Logic BIST With Capture-Per-Clock Hybrid Test Points

Logic built-in self-test (LBIST) is now increasingly used with on-chip test compression as a complementary solution for in-system test, where high quality, low power, low silicon area, and most importantly short test application time are key factors affecting ICs targeted for safety-critical systems. Test points, common in LBIST-ready designs, can help to reduce test time and the overall silicon overhead so that one can get desired test coverage with the minimal number of patterns. Typically, LBIST test points are dysfunctional when enabled in an ATPG-based test compression mode. Similarly, test points used to reduce ATPG pattern counts (PCs) cannot guarantee desired random testability. In this paper, we present a hybrid test point technology designed to reduce deterministic PCs and to improve fault detection likelihood by means of the same minimal set of test points. The hybrid test points are subsequently deployed in a scan-based LBIST scheme addressing stringent test requirements of certain application domains such as the automotive electronics market.
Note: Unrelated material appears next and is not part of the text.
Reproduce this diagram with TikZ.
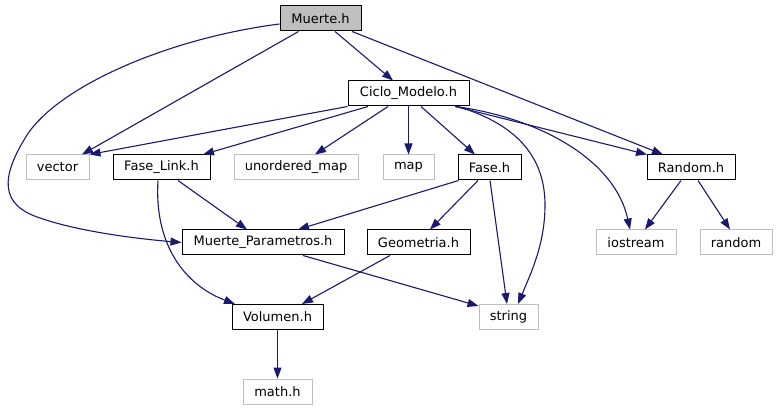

These requirements, largely driven by safety standards, are met by significantly reducing test application time while preserving the high fault coverage. The new scheme is a combination of pseudorandom test patterns delivered in a test-per-clock fashion through conventional scan chains and per-cycle-driven hybrid observation test points that capture faulty effects every shift cycle into dedicated scan chains. Their content is gradually shifted into a compactor shared with the remaining chains that deliver responses once a test pattern has been shifted-in. Experimental results obtained for industrial designs confirm feasibility of the new schemes, and they are reported herein.